## GIVEN RECORDS
-- Begin --

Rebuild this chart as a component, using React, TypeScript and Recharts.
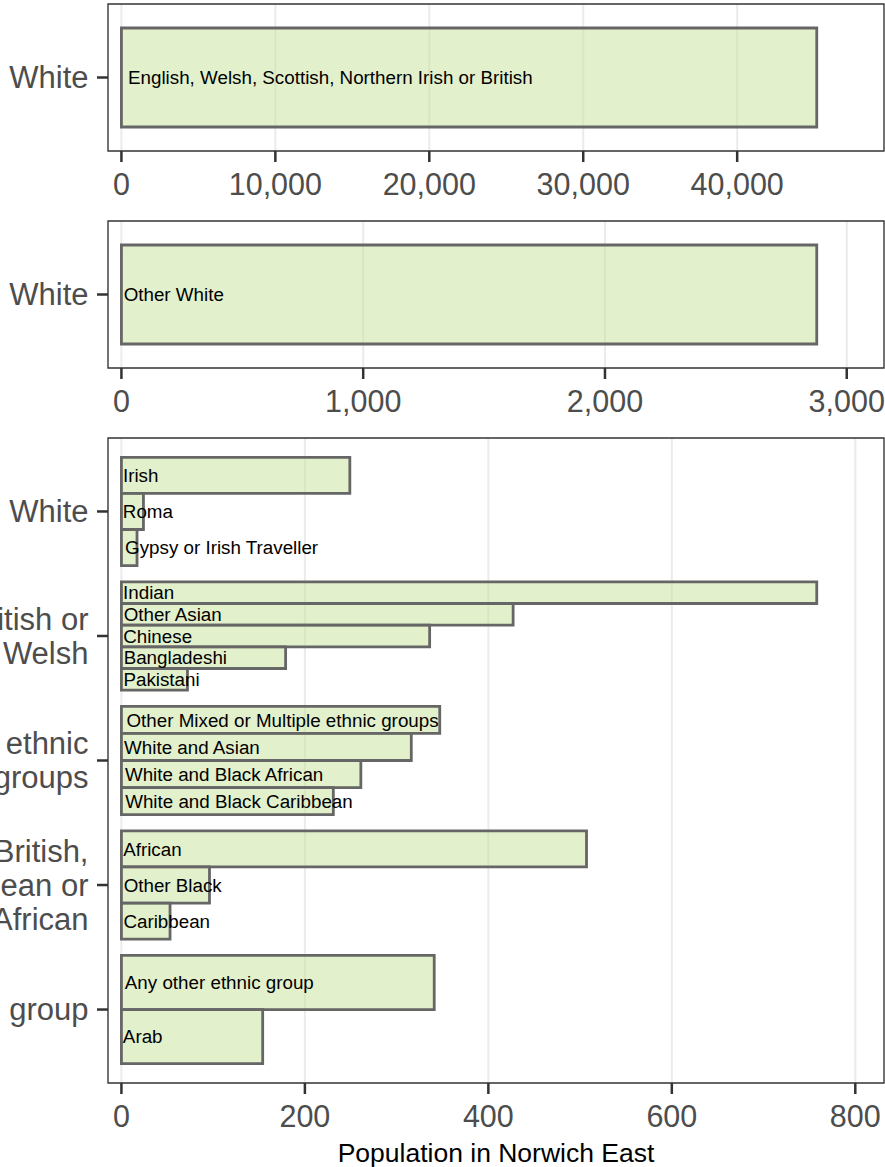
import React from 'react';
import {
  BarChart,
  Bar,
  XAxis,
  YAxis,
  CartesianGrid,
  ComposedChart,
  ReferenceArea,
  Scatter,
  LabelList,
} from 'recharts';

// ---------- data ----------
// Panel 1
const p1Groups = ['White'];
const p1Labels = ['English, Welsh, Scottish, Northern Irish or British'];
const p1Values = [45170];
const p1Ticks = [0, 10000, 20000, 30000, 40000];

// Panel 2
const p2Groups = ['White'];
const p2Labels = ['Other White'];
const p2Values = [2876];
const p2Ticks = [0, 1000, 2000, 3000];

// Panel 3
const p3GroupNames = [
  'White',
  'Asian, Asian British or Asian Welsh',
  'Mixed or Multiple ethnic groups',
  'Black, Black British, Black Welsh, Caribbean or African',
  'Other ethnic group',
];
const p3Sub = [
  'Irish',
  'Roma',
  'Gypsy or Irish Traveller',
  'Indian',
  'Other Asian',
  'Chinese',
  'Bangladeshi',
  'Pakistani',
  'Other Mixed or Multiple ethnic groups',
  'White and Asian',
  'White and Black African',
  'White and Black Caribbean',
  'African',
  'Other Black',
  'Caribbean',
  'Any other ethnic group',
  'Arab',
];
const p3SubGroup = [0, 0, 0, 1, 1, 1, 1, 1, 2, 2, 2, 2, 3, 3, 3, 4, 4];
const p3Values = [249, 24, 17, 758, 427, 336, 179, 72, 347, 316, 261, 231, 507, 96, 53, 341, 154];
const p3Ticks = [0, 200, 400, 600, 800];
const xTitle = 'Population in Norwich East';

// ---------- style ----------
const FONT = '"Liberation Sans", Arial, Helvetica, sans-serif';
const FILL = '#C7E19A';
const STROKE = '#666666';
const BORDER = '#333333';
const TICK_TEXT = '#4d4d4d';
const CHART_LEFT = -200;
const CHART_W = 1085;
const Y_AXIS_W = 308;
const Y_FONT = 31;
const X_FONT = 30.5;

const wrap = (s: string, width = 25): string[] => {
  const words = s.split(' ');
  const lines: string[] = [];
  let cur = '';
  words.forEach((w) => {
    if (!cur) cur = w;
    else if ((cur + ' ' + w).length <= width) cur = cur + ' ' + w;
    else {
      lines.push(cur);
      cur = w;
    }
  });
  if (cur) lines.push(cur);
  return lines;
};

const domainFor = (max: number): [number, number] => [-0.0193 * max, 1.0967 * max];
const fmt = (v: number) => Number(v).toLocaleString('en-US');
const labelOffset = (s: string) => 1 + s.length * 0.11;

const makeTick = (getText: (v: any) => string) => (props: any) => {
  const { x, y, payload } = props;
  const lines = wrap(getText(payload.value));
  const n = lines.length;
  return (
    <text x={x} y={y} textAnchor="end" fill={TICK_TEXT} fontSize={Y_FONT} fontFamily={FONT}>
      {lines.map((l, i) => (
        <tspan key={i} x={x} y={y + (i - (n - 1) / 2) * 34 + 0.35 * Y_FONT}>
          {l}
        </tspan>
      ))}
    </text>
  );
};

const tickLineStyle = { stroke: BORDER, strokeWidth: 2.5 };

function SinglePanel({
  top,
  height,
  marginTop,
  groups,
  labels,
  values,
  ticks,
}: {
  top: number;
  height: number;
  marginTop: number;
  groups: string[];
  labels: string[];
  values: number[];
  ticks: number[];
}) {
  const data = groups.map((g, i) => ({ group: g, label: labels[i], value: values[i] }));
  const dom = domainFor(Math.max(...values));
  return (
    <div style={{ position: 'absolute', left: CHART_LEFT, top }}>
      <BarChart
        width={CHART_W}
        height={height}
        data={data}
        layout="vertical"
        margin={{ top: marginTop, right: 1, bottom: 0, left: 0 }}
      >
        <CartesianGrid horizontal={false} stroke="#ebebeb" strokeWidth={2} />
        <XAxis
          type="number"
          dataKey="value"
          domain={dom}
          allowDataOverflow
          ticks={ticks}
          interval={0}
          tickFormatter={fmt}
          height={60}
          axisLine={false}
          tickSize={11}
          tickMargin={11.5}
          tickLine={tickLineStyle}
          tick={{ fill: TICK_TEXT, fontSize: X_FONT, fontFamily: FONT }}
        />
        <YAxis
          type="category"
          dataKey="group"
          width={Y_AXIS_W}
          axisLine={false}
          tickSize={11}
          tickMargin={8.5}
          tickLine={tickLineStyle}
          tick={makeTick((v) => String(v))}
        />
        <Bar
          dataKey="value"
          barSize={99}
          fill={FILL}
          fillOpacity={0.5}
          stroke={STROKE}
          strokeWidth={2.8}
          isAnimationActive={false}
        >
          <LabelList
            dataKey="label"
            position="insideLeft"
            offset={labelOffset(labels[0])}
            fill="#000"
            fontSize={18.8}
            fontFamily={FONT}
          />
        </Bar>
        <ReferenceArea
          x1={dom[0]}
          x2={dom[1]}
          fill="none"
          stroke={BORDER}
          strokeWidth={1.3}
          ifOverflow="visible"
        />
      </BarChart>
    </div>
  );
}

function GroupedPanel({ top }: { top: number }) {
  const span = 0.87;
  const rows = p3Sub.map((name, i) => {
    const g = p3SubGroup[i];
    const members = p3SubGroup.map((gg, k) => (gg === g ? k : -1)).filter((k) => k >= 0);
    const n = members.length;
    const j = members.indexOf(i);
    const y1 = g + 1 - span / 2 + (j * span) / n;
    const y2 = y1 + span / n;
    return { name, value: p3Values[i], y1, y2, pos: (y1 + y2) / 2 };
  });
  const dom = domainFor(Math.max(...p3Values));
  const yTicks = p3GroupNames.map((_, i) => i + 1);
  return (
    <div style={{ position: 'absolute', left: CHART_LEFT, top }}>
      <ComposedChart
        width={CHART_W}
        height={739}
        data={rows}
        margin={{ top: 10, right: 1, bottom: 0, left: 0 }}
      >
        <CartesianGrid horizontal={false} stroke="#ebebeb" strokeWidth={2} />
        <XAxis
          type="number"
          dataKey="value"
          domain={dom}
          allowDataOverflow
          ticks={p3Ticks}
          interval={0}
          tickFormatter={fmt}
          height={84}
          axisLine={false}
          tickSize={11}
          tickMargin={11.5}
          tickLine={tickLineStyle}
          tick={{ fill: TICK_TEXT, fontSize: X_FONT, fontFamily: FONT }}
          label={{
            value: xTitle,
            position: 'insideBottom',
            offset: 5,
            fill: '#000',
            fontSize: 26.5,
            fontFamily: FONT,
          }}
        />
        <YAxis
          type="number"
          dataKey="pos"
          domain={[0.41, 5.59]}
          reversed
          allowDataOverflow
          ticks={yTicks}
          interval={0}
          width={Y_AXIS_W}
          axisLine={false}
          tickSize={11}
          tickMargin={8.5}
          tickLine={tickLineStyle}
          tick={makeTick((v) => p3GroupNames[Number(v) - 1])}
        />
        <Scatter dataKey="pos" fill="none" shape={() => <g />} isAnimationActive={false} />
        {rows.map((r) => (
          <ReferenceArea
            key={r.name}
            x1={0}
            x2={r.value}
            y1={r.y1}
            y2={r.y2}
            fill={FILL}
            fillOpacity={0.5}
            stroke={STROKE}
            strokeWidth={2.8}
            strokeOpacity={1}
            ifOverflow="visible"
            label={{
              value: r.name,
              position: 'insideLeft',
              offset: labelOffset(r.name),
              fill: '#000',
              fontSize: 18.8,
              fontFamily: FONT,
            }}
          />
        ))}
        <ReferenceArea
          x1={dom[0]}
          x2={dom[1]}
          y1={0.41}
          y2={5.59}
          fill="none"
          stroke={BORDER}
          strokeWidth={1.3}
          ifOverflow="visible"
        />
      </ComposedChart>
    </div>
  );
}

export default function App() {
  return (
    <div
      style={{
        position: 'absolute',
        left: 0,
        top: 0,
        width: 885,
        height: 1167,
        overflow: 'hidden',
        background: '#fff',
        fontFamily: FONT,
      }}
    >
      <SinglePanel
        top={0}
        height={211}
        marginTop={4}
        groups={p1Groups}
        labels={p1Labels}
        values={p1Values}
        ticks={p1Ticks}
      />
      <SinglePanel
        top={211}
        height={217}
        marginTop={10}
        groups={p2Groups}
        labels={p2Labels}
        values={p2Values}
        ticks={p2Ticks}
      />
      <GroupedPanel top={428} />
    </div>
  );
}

-- End --
-- Begin --

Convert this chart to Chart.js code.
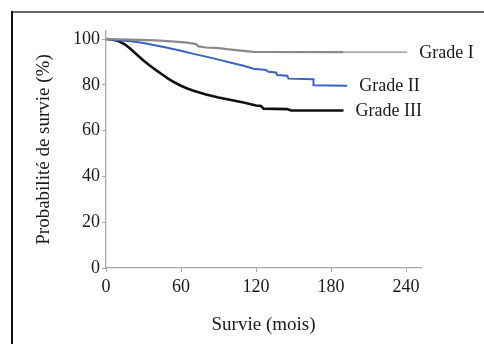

-- End --
-- Begin --

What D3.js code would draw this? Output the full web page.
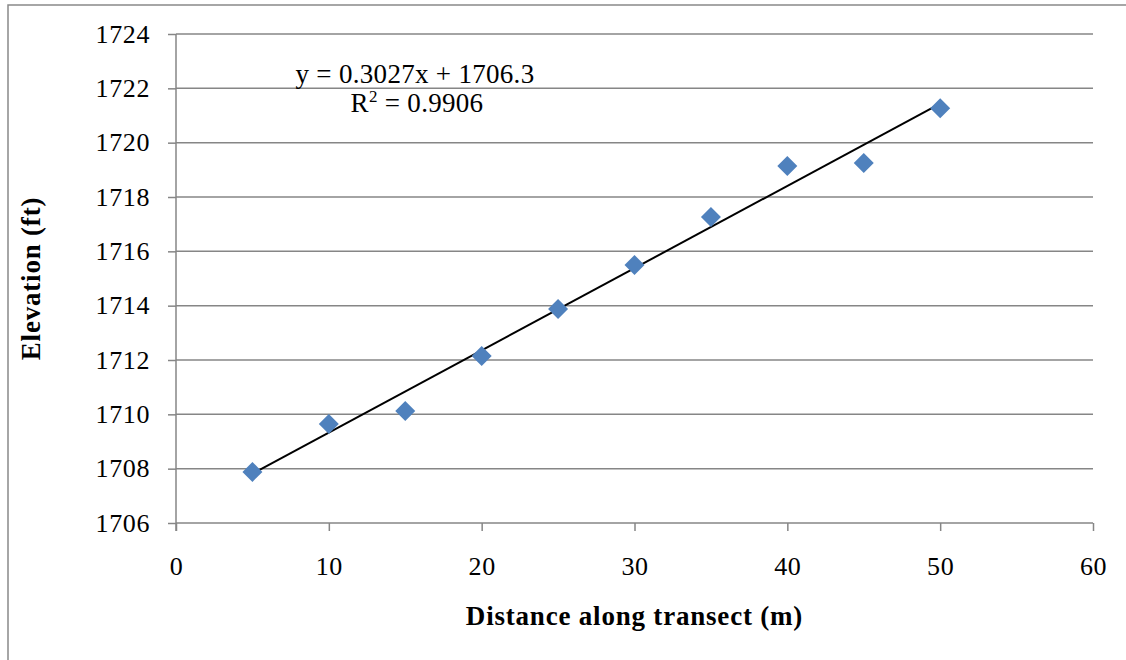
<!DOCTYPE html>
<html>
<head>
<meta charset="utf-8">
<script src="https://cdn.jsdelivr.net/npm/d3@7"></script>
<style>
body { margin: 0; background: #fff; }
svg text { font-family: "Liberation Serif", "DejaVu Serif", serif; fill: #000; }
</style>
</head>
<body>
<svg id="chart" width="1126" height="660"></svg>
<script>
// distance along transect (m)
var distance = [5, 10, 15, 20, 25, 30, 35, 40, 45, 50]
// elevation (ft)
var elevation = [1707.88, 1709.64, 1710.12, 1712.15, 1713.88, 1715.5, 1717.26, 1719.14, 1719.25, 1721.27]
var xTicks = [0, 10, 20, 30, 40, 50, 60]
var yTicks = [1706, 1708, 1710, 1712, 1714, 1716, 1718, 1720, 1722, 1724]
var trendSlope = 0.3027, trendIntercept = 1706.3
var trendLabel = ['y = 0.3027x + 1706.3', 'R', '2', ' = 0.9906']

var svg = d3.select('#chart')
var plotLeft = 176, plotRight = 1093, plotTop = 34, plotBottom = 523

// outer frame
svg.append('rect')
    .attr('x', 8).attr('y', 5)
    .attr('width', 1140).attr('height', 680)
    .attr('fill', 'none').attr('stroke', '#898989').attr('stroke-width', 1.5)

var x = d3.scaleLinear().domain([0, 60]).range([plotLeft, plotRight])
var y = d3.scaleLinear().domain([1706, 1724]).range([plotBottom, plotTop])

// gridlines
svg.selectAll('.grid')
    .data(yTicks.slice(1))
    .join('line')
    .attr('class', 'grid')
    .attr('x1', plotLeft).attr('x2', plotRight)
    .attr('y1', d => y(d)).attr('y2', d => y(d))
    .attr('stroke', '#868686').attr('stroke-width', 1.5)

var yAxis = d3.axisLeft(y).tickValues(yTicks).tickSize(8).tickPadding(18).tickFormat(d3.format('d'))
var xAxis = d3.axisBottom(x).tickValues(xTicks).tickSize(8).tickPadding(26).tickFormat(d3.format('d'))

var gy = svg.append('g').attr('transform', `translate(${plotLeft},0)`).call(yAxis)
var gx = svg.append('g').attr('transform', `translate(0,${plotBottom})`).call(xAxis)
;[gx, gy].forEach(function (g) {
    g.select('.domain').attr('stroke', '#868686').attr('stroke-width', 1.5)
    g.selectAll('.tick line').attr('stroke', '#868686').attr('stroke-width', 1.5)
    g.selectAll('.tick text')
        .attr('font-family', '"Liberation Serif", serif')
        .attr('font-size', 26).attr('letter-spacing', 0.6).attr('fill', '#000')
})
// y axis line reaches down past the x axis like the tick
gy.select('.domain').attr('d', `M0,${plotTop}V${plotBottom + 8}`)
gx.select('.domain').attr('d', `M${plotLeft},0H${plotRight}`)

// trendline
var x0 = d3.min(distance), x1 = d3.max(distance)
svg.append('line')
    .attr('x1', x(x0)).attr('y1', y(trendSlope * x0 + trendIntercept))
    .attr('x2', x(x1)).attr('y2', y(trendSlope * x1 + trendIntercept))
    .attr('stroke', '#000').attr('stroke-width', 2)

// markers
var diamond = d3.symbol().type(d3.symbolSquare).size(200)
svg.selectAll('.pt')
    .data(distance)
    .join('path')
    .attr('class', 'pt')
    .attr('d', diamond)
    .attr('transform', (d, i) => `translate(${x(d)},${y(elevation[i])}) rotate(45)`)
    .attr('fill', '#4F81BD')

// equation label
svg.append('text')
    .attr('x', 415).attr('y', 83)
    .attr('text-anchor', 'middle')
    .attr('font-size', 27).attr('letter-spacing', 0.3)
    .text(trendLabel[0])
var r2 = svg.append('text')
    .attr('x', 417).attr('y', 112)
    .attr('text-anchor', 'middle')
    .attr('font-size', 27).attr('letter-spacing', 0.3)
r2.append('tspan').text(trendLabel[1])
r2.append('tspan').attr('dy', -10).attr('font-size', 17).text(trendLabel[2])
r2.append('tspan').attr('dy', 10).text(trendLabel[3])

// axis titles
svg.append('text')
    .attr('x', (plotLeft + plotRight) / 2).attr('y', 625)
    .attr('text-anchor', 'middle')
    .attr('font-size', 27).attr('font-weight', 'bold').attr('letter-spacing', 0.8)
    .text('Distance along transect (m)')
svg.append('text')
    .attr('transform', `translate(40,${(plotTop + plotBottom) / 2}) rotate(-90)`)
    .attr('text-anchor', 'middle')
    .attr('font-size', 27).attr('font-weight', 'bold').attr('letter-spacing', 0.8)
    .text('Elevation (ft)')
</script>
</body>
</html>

-- End --

## REQUEST
Skip the pictures and repeat, word for word, the lines from the one containing "Rebuild this chart" to the one containing "const p2Ticks = [0, 1000, 2000, 3000];", keeping both of those lines.

## ANSWER TO THIS EXERCISE
Rebuild this chart as a component, using React, TypeScript and Recharts.
import React from 'react';
import {
  BarChart,
  Bar,
  XAxis,
  YAxis,
  CartesianGrid,
  ComposedChart,
  ReferenceArea,
  Scatter,
  LabelList,
} from 'recharts';

// ---------- data ----------
// Panel 1
const p1Groups = ['White'];
const p1Labels = ['English, Welsh, Scottish, Northern Irish or British'];
const p1Values = [45170];
const p1Ticks = [0, 10000, 20000, 30000, 40000];

// Panel 2
const p2Groups = ['White'];
const p2Labels = ['Other White'];
const p2Values = [2876];
const p2Ticks = [0, 1000, 2000, 3000];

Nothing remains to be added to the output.